The AUD/USD pair attracts fresh sellers following an intraday uptick to mid-0.6500s and drops to a fresh daily low during the early part of the European session on Thursday. Spot prices currently trade around the 0.6515 region and for now, seem to have stalled the previous day's goodish rebound from the lowest level since early May.
The US Dollar (USD) makes a solid comeback from the vicinity of a three-week low touched on Wednesday in the aftermath of the FOMC policy decision and turns out to be a key factor exerting downward pressure on the AUD/USD pair. Apart from this, persistent worries about a slowdown in China – the world's second-largest economy – undermines the China-proxy Australian Dollar (AUD) and contributes to the downfall.

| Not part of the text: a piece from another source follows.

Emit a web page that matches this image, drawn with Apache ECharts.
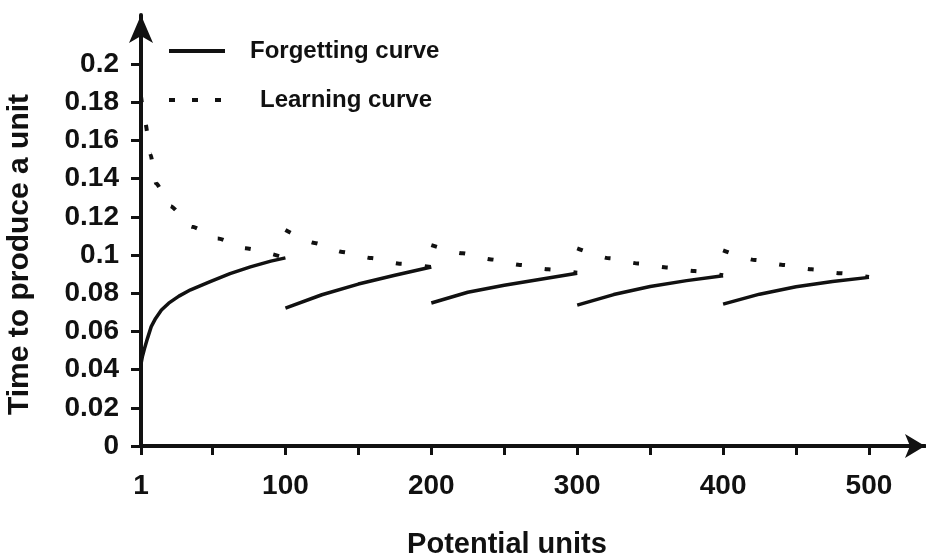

A private survey showed that business activity in China's manufacturing sector unexpectedly shrank in July for the first time in nine months, underscoring economic woes. Furthermore, the mixed Australian consumer inflation figures on Wednesday dashed hopes for further rate hikes by the Reserve Bank of Australia (RBA), which should weigh on the Aussie and support prospects for a further depreciating move for the AUD/USD pair.
Meanwhile, the Federal Reserve (Fed) acknowledged the recent progress on inflation and cooling in the labor market. Adding to this, Fed Chair Jerome Powell, speaking at the post-meeting press conference, signaled the likelihood of an early rate cut if inflation stays in line with expectations. This, in turn, drags the US Treasury bond yields to a multi-month low, which, along with a positive risk tone, should cap the safe-haven Greenback.
This, in turn, could offer some support to the risk-sensitive Aussie and help limit the downside for the AUD/USD pair. Traders might also refrain from placing aggressive directional bets and prefer to wait for the release of the closely-watched US monthly employment details – popularly known as the Nonfarm Payrolls (NFP) report on Friday. Hence, any subsequent fall could find decent support near the 0.6500 psychological mark.
The Reserve Bank of Australia (RBA) sets interest rates and manages monetary policy for Australia. Decisions are made by a board of governors at 11 meetings a year and ad hoc emergency meetings as required. The RBA’s primary mandate is to maintain price stability, which means an inflation rate of 2-3%, but also “..to contribute to the stability of the currency, full employment, and the economic prosperity and welfare of the Australian people.” Its main tool for achieving this is by raising or lowering interest rates. Relatively high interest rates will strengthen the Australian Dollar (AUD) and vice versa. Other RBA tools include quantitative easing and tightening.
While inflation had always traditionally been thought of as a negative factor for currencies since it lowers the value of money in general, the opposite has actually been the case in modern times with the relaxation of cross-border capital controls. Moderately higher inflation now tends to lead central banks to put up their interest rates, which in turn has the effect of attracting more capital inflows from global investors seeking a lucrative place to keep their money. This increases demand for the local currency, which in the case of Australia is the Aussie Dollar.
Macroeconomic data gauges the health of an economy and can have an impact on the value of its currency. Investors prefer to invest their capital in economies that are safe and growing rather than precarious and shrinking. Greater capital inflows increase the aggregate demand and value of the domestic currency. Classic indicators, such as GDP, Manufacturing and Services PMIs, employment, and consumer sentiment surveys can influence AUD. A strong economy may encourage the Reserve Bank of Australia to put up interest rates, also supporting AUD.
Quantitative Easing (QE) is a tool used in extreme situations when lowering interest rates is not enough to restore the flow of credit in the economy. QE is the process by which the Reserve Bank of Australia (RBA) prints Australian Dollars (AUD) for the purpose of buying assets – usually government or corporate bonds – from financial institutions, thereby providing them with much-needed liquidity. QE usually results in a weaker AUD.
Quantitative tightening (QT) is the reverse of QE. It is undertaken after QE when an economic recovery is underway and inflation starts rising. Whilst in QE the Reserve Bank of Australia (RBA) purchases government and corporate bonds from financial institutions to provide them with liquidity, in QT the RBA stops buying more assets, and stops reinvesting the principal maturing on the bonds it already holds. It would be positive (or bullish) for the Australian Dollar.